Bank of Montreal has settled most of its long-standing lawsuits related to allegations of mortgage fraud in Alberta.
In 2010, the bank alleged that a group of mortgage brokers and lawyers, as well as BMO employees, concocted a scam that involved $69.5-million in mortgages and cost the bank as much as $30-million.
The allegations caught the attention of the Royal Canadian Mounted Police, which launched an investigation, and BMO launched lawsuits against more than 100 parties. The allegations have not been proven in court.
Most of those suits have now been settled, The Globe and Mail has learned. Specific details haven’t been disclosed in many cases, but the Alberta Lawyers Insurance Association will pay BMO $9.2-million as a settlement on behalf of 17 lawyers.
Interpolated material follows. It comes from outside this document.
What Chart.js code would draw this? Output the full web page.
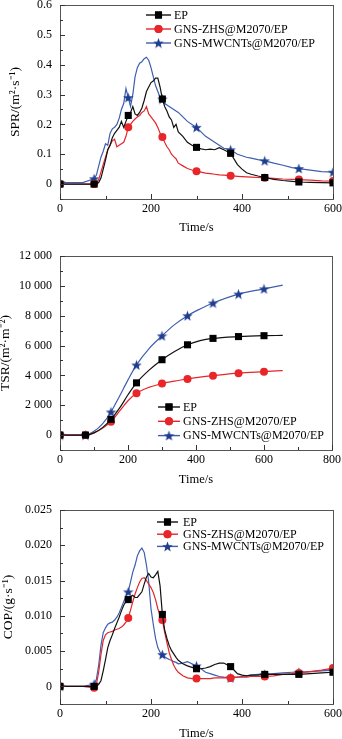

There was no comment from the lawyers’ group.
BMO declined to comment on Tuesday.
The mortgage scheme was spotted by BMO in 2006, prompting the bank to hire forensic accountants to look into the matter.
BMO alleged the fraudsters would buy low-end homes in nice neighbourhoods and later convince the bank that the property was worth more than the purchase price. The alleged fraudsters would sell the homes at inflated values to immigrants to whom they gave documents that falsified their incomes.
Many of the new homeowners failed to pay their mortgages, resulting in many foreclosures that hurt BMO.